REQUIREMENT: For the listing below, give the count of lines containing "React", and no other text.

RECORDED INFORMATION:
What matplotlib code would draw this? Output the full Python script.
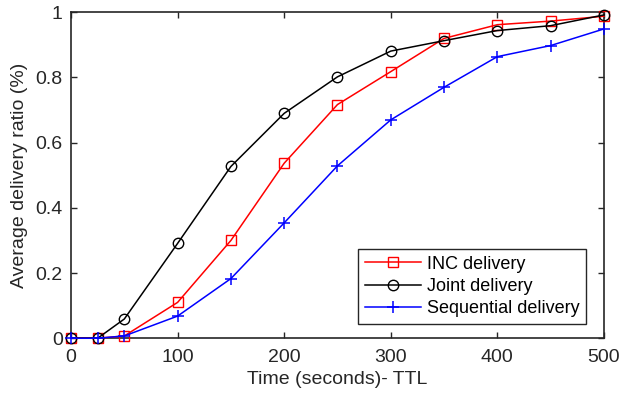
import numpy as np
import matplotlib
matplotlib.use("Agg")
import matplotlib.pyplot as plt

plt.rcParams['font.family'] = ['Liberation Sans', 'DejaVu Sans']

ttl = [0, 25, 50, 100, 150, 200, 250, 300, 350, 400, 450, 500]
inc = [0, 0, 0.007, 0.110, 0.300, 0.537, 0.717, 0.818, 0.920, 0.962, 0.973, 0.988]
joint = [0, 0, 0.059, 0.291, 0.527, 0.690, 0.802, 0.881, 0.913, 0.944, 0.959, 0.992]
seq = [0, 0, 0.007, 0.068, 0.183, 0.354, 0.529, 0.670, 0.770, 0.864, 0.898, 0.949]

fig = plt.figure(figsize=(6.19, 3.97), dpi=100)
ax = fig.add_axes([0.1147, 0.148, 0.861, 0.821])

ax.plot(ttl, inc, color="red", marker="s", markersize=6.5, markerfacecolor="none",
        linewidth=1.1, label="INC delivery", clip_on=False, zorder=3)
ax.plot(ttl, joint, color="black", marker="o", markersize=7.5, markerfacecolor="none",
        linewidth=1.1, label="Joint delivery", clip_on=False, zorder=3)
ax.plot(ttl, seq, color="blue", marker="+", markersize=9, markeredgewidth=1.1,
        linewidth=1.1, label="Sequential delivery", clip_on=False, zorder=3)

ax.set_xlim(0, 500)
ax.set_ylim(0, 1)
ax.set_xticks([0, 100, 200, 300, 400, 500])
ax.set_yticks([0, 0.2, 0.4, 0.6, 0.8, 1.0])
ax.set_yticklabels(["0", "0.2", "0.4", "0.6", "0.8", "1"])
ax.tick_params(direction="in", top=True, right=True, length=4.5, width=1.0,
               labelsize=14, colors="#262626", pad=6)
ax.tick_params(axis="x", pad=8)
for s in ax.spines.values():
    s.set_linewidth(1.2)
    s.set_color("#262626")

ax.set_xlabel("Time (seconds)- TTL", fontsize=14, color="#262626", labelpad=3)
ax.set_ylabel("Average delivery ratio (%)", fontsize=14, color="#262626", labelpad=5)

leg = ax.legend(loc="lower right", bbox_to_anchor=(0.9666, 0.043), fontsize=13,
                frameon=True, fancybox=False, edgecolor="#262626", framealpha=1,
                borderpad=0.38, labelspacing=0.3, handlelength=3.1,
                handletextpad=0.3, borderaxespad=0)
leg.get_frame().set_linewidth(1.0)
leg.set_zorder(5)

fig.savefig("out.png", dpi=100)
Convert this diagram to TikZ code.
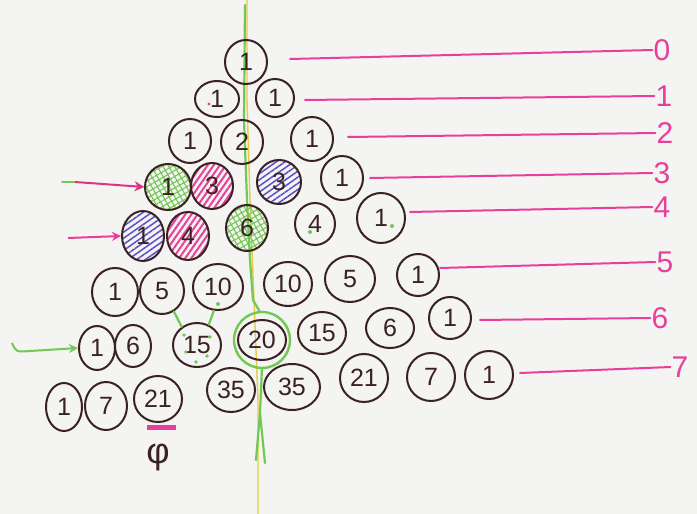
\documentclass[tikz,border=0pt]{standalone}
\usepackage{fontspec}
\setmainfont{Liberation Sans}
\usetikzlibrary{shapes.geometric,patterns.meta,arrows.meta}
\definecolor{ink}{HTML}{3A2222}
\definecolor{hotpink}{HTML}{E8409A}
\definecolor{penblue}{HTML}{5A4FC8}
\definecolor{pengreen}{HTML}{72C855}
\definecolor{penyellow}{HTML}{E8C848}
\definecolor{paper}{HTML}{F4F4F2}
\tikzset{
  num/.style={ellipse, draw=ink, line width=2pt, inner sep=0pt,
    minimum width=42pt, minimum height=44pt, text=ink,
    font=\fontsize{25}{27}\selectfont},
  wide/.style={minimum width=50pt},
  pinkfill/.style={pattern={Lines[angle=55,distance=5pt,line width=2pt]}, pattern color=hotpink},
  bluefill/.style={pattern={Lines[angle=35,distance=5pt,line width=1.5pt]}, pattern color=penblue},
  greenfill/.style={pattern={Hatch[angle=30,distance=5pt,line width=1.1pt]}, pattern color=pengreen},
  rowline/.style={draw=hotpink, line width=2pt, line cap=round},
  rowlab/.style={text=hotpink, font=\fontsize{30}{32}\selectfont, inner sep=1pt},
  greenpen/.style={draw=pengreen, line width=2.2pt, line cap=round},
  gdot/.style={fill=pengreen, draw=none}
}
\begin{document}
\begin{tikzpicture}[x=1pt,y=-1pt]
\fill[paper] (0,0) rectangle (697,514);
\useasboundingbox (0,0) rectangle (697,514);
% yellow and green vertical lines
\draw[penyellow, line width=1.4pt] (247,0) -- (247,100) -- (250,200) -- (254,300) -- (258,400) -- (258,514);
\draw[greenpen] (245,5) -- (244,120) -- (247,200) -- (250,260) -- (253,300) -- (260,312);
\draw[greenpen] (262,368) -- (260,413) -- (256,460);
\draw[greenpen] (260,413) -- (265,463);
% row 0
\node[num, minimum width=42pt, minimum height=44pt] (a0) at (246,62) {1};
% row 1
\node[num, minimum width=44pt, minimum height=36pt] (b0) at (217,99) {1};
\node[num, minimum width=38pt, minimum height=38pt] (b1) at (275,98) {1};
% row 2
\node[num] (c0) at (190,141) {1};
\node[num] (c1) at (242,142) {2};
\node[num] (c2) at (312,139) {1};
% row 3
\node[num, greenfill, minimum width=46pt, minimum height=46pt] (d0) at (168,187) {1};
\node[num, pinkfill, minimum height=46pt] (d1) at (212,186) {3};
\node[num, bluefill, minimum width=44pt] (d2) at (279,182) {3};
\node[num] (d3) at (342,178) {1};
% row 4
\node[num, bluefill, minimum height=50pt] (e0) at (143,236) {1};
\node[num, pinkfill, minimum height=48pt] (e1) at (188,236) {4};
\node[num, greenfill, minimum height=46pt] (e2) at (247,228) {6};
\node[num, minimum width=40pt, minimum height=42pt] (e3) at (315,224) {4};
\node[num, minimum width=48pt, minimum height=50pt] (e4) at (381,218) {1};
% row 5
\node[num, minimum width=46pt, minimum height=48pt] (f0) at (115,292) {1};
\node[num, minimum width=44pt, minimum height=46pt] (f1) at (162,291) {5};
\node[num, wide, minimum height=46pt] (f2) at (218,287) {10};
\node[num, minimum width=48pt] (f3) at (288,284) {10};
\node[num, wide, minimum height=46pt] (f4) at (350,279) {5};
\node[num, minimum height=42pt] (f5) at (418,275) {1};
% row 6
\node[num, minimum width=36pt, minimum height=44pt] (g0) at (97,348) {1};
\node[num, minimum width=36pt, minimum height=42pt] (g1) at (133,346) {6};
\node[num, minimum width=48pt, minimum height=44pt] (g2) at (197,345) {15};
\node[num, minimum width=48pt, minimum height=40pt] (g3) at (262,340) {20};
\node[num, minimum width=48pt, minimum height=42pt] (g4) at (322,333) {15};
\node[num, minimum width=48pt, minimum height=40pt] (g5) at (390,328) {6};
\node[num, minimum height=42pt] (g6) at (450,318) {1};
% row 7
\node[num, minimum width=36pt, minimum height=48pt] (h0) at (64,407) {1};
\node[num, minimum width=42pt, minimum height=48pt] (h1) at (106,406) {7};
\node[num, minimum width=48pt, minimum height=46pt] (h2) at (158,399) {21};
\node[num, minimum width=48pt, minimum height=44pt] (h3) at (231,390) {35};
\node[num, minimum width=56pt, minimum height=46pt] (h4) at (292,387) {35};
\node[num, minimum width=48pt, minimum height=48pt] (h5) at (364,378) {21};
\node[num, minimum width=48pt, minimum height=48pt] (h6) at (431,377) {7};
\node[num, minimum width=48pt, minimum height=48pt] (h7) at (489,375) {1};
% green ring around 20
\draw[pengreen, line width=2.4pt] (g3.center) circle (28pt);
% green links 5,10 -> 15
\draw[greenpen] (f1.-60) -- (g2.130);
\draw[greenpen] (f2.-100) -- (g2.60);
% green dots
\fill[gdot] (218,304) circle (2pt);
\fill[gdot] (184,335) circle (1.8pt) (210,337) circle (1.8pt) (186,352) circle (1.8pt) (207,356) circle (1.8pt) (196,362) circle (1.8pt);
\fill[gdot] (310,232) circle (2pt);
\fill[gdot] (392,226) circle (2pt);
\fill[hotpink] (209,104) circle (1.6pt);
% row labels
\node[rowlab] (l0) at (662,50) {0};
\node[rowlab] (l1) at (664,96) {1};
\node[rowlab] (l2) at (665,133) {2};
\node[rowlab] (l3) at (662,173) {3};
\node[rowlab] (l4) at (662,207) {4};
\node[rowlab] (l5) at (665,262) {5};
\node[rowlab] (l6) at (660,318) {6};
\node[rowlab] (l7) at (680,367) {7};
\coordinate (s0) at (290,59);
\coordinate (s1) at (305,100);
\coordinate (s2) at (348,137);
\coordinate (s3) at (370,178);
\coordinate (s4) at (410,212);
\coordinate (s5) at (440,268);
\coordinate (s6) at (480,320);
\coordinate (s7) at (520,373);
\draw[rowline] (s0) -- (l0.west);
\draw[rowline] (s1) -- (l1.west);
\draw[rowline] (s2) -- (l2.west);
\draw[rowline] (s3) -- (l3.west);
\draw[rowline] (s4) -- (l4.west);
\draw[rowline] (s5) -- (l5.west);
\draw[rowline] (s6) -- (l6.west);
\draw[rowline] (s7) -- (l7.west);
% side arrows
\coordinate (t3) at (62,182);
\coordinate (t3g) at (75,182);
\draw[pengreen, line width=1.8pt, line cap=round] (t3) -- (t3g);
\draw[hotpink!80!purple, line width=2pt, -{Stealth[length=10pt,width=10pt]}] (t3g) -- (d0.west);
\coordinate (t4) at (68,238);
\draw[hotpink, line width=2pt, -{Stealth[length=9pt,width=9pt]}] (t4) -- (e0.west);
\coordinate (t6) at (12,343);
\draw[pengreen, line width=2pt, -{Stealth[length=9pt,width=9pt]}] (t6) .. controls (16,352) .. (30,351) -- (g0.west);
% underline and symbol
\coordinate (u1) at (147,427);
\coordinate (u2) at (176,427);
\draw[hotpink, line width=5pt] (u1) -- (u2);
\node[text=ink, font=\fontsize{36}{38}\selectfont] (phi) at (158,458) {φ};
\end{tikzpicture}
\end{document}
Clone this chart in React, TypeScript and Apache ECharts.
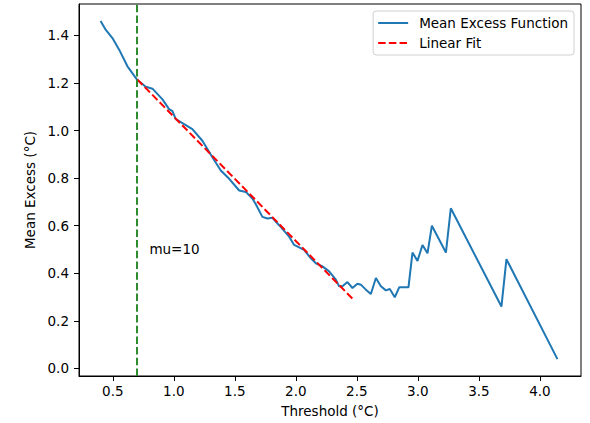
import React, { useEffect, useRef } from "react";
import * as echarts from "echarts";

const thresholds = [
  0.40, 0.443, 0.497, 0.552, 0.620, 0.697, 0.770, 0.825, 0.907, 0.961, 0.989, 1.016,
  1.098, 1.152, 1.234, 1.316, 1.385, 1.454, 1.536, 1.590, 1.644, 1.672, 1.726, 1.767,
  1.808, 1.863, 1.945, 1.986, 2.027, 2.068, 2.123, 2.164, 2.218, 2.273, 2.328, 2.355,
  2.382, 2.423, 2.464, 2.505, 2.533, 2.574, 2.615, 2.656, 2.697, 2.738, 2.770, 2.811,
  2.847, 2.923, 2.956, 2.997, 3.038, 3.079, 3.115, 3.230, 3.270, 3.685, 3.726, 4.144,
];
const meanExcess = [
  1.461, 1.423, 1.389, 1.340, 1.270, 1.215, 1.184, 1.176, 1.131, 1.090, 1.082, 1.048,
  1.023, 1.006, 0.957, 0.888, 0.832, 0.797, 0.748, 0.742, 0.714, 0.690, 0.637, 0.630,
  0.633, 0.602, 0.554, 0.519, 0.509, 0.498, 0.463, 0.442, 0.429, 0.408, 0.373, 0.345,
  0.345, 0.363, 0.338, 0.356, 0.352, 0.331, 0.313, 0.380, 0.345, 0.328, 0.334, 0.299,
  0.341, 0.341, 0.487, 0.452, 0.519, 0.484, 0.600, 0.487, 0.673, 0.260, 0.459, 0.039,
];
const fitX = [0.7, 2.47];
const fitY = [1.215, 0.29];
const muLine = 0.7;
const muLabel = "mu=10";
const muLabelPos = [0.8, 0.5];
const xTicks = [0.5, 1.0, 1.5, 2.0, 2.5, 3.0, 3.5, 4.0];
const yTicks = [0.0, 0.2, 0.4, 0.6, 0.8, 1.0, 1.2, 1.4];

const FONT = "DejaVu Sans";
const FS = 13.5;

export default function App() {
  const ref = useRef<HTMLDivElement>(null);
  useEffect(() => {
    document.body.style.margin = "0";
    const chart = echarts.init(ref.current!, null, { renderer: "svg" });
    const dash = [7.5, 3.2];
    chart.setOption({
      animation: false,
      backgroundColor: "#fff",
      textStyle: { fontFamily: FONT },
      grid: {
        left: 79,
        top: 4,
        right: 9,
        bottom: 45,
        show: true,
        borderColor: "#000",
        borderWidth: 1,
        backgroundColor: "transparent",
      },
      legend: {
        right: 16,
        top: 11,
        orient: "vertical",
        align: "left",
        itemWidth: 30,
        itemHeight: 14,
        itemGap: 6,
        padding: [5, 6, 5, 4],
        backgroundColor: "#fff",
        borderColor: "#d0d0d0",
        borderWidth: 1,
        borderRadius: 3,
        itemStyle: { opacity: 0 },
        textStyle: { fontFamily: FONT, fontSize: FS, color: "#000", padding: [0, 0, 0, 6] },
        data: ["Mean Excess Function", "Linear Fit"],
      },
      xAxis: {
        type: "value",
        min: 0.223,
        max: 4.337,
        name: "Threshold (°C)",
        nameLocation: "middle",
        nameGap: 28,
        nameTextStyle: { fontFamily: FONT, fontSize: FS, color: "#000" },
        splitLine: { show: false },
        axisLine: { show: true, onZero: false, lineStyle: { color: "#000", width: 1 } },
        axisTick: { show: true, length: 5, customValues: xTicks, lineStyle: { color: "#000" } },
        axisLabel: {
          customValues: xTicks,
          margin: 8,
          fontFamily: FONT,
          fontSize: FS,
          color: "#000",
          formatter: (v: number) => v.toFixed(1),
        },
      },
      yAxis: {
        type: "value",
        min: -0.032,
        max: 1.532,
        name: "Mean Excess (°C)",
        nameLocation: "middle",
        nameGap: 39,
        nameTextStyle: { fontFamily: FONT, fontSize: FS, color: "#000" },
        splitLine: { show: false },
        axisLine: { show: true, onZero: false, lineStyle: { color: "#000", width: 1 } },
        axisTick: { show: true, length: 5, customValues: yTicks, lineStyle: { color: "#000" } },
        axisLabel: {
          customValues: yTicks,
          margin: 10,
          fontFamily: FONT,
          fontSize: FS,
          color: "#000",
          formatter: (v: number) => v.toFixed(1),
        },
      },
      series: [
        {
          name: "Mean Excess Function",
          type: "line",
          symbol: "none",
          data: thresholds.map((x, i) => [x, meanExcess[i]]),
          lineStyle: { color: "#1f77b4", width: 2 },
          itemStyle: { color: "#1f77b4" },
          z: 3,
        },
        {
          name: "Linear Fit",
          type: "line",
          symbol: "none",
          data: fitX.map((x, i) => [x, fitY[i]]),
          lineStyle: { color: "#ff0000", width: 2, type: dash },
          itemStyle: { color: "#ff0000" },
          z: 4,
        },
        {
          name: "mu",
          type: "line",
          data: [],
          symbol: "none",
          markLine: {
            silent: true,
            symbol: ["none", "none"],
            label: { show: false },
            lineStyle: { color: "#2e8b2e", width: 2, type: dash },
            data: [{ xAxis: muLine }],
          },
          markPoint: {
            silent: true,
            symbol: "circle",
            symbolSize: 0,
            itemStyle: { color: "transparent" },
            label: {
              show: true,
              position: "right",
              distance: 0,
              formatter: muLabel,
              fontFamily: FONT,
              fontSize: FS,
              color: "#000",
            },
            data: [{ coord: muLabelPos }],
          },
        },
      ],
    });
    return () => chart.dispose();
  }, []);
  return <div ref={ref} style={{ width: 590, height: 423 }} />;
}
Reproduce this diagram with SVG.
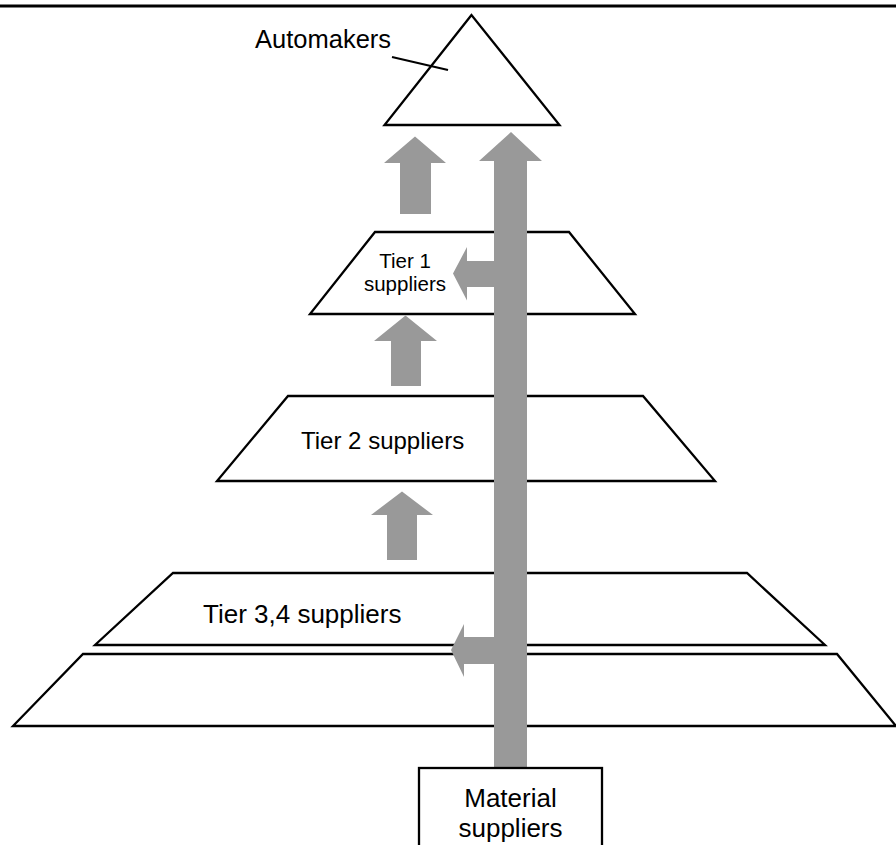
<svg xmlns="http://www.w3.org/2000/svg" width="896" height="845" viewBox="0 0 896 845">
  <style>
    .shape { fill: #ffffff; stroke: #000000; stroke-width: 2.3; stroke-linejoin: miter; }
    .lbl { font-family: "Liberation Sans", Arial, sans-serif; fill: #000000; }
    .arrow { fill: #999999; stroke: none; }
  </style>
  <rect x="0" y="0" width="896" height="845" fill="#ffffff"/>
  <line x1="0" y1="6" x2="896" y2="6" stroke="#000000" stroke-width="3"/>

  <g id="automakers">
    <polygon class="shape" points="471.5,15 384.5,125 559.5,125"/>
    <line x1="392" y1="57" x2="448" y2="70" stroke="#000000" stroke-width="2"/>
    <text class="lbl" x="255" y="48" font-size="25.5">Automakers</text>
  </g>

  <g id="tier1">
    <polygon class="shape" points="375,232 569,232 635,314 310,314"/>
    <text class="lbl" x="405" y="268" font-size="20.5" text-anchor="middle">Tier 1</text>
    <text class="lbl" x="405" y="291" font-size="20.5" text-anchor="middle">suppliers</text>
  </g>

  <g id="tier2">
    <polygon class="shape" points="288,396 643,396 715,481 217,481"/>
    <text class="lbl" x="301" y="449" font-size="24">Tier 2 suppliers</text>
  </g>

  <g id="tier34">
    <polygon class="shape" points="173,573 747,573 825,645 95,645"/>
    <text class="lbl" x="203" y="623" font-size="26">Tier 3,4 suppliers</text>
  </g>

  <g id="tier34-base">
    <polygon class="shape" points="83,654 837,654 896,726 13,726"/>
  </g>

  <g id="connectors">
    <polygon class="arrow" points="494,768 494,161 479,161 511,132 542,161 527,161 527,768"/>
    <polygon class="arrow" points="494,261 467,261 467,247 453,273.5 467,300.5 467,287 494,287"/>
    <polygon class="arrow" points="494,637 464,637 464,624 451,650 464,677 464,664 494,664"/>
    <polygon class="arrow" points="400,214 400,163 384,163 415,136.5 446,163 431,163 431,214"/>
    <polygon class="arrow" points="391,386 391,341 374,341 405.5,315.5 437,341 421,341 421,386"/>
    <polygon class="arrow" points="387,560 387,515 371,515 402,491.5 433,515 417,515 417,560"/>
  </g>

  <g id="material">
    <rect class="shape" x="419" y="768" width="183" height="90"/>
    <text class="lbl" x="510.5" y="807" font-size="26" text-anchor="middle">Material</text>
    <text class="lbl" x="510.5" y="837" font-size="26" text-anchor="middle">suppliers</text>
  </g>
</svg>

RESULT OF THIS EXERCISE: 2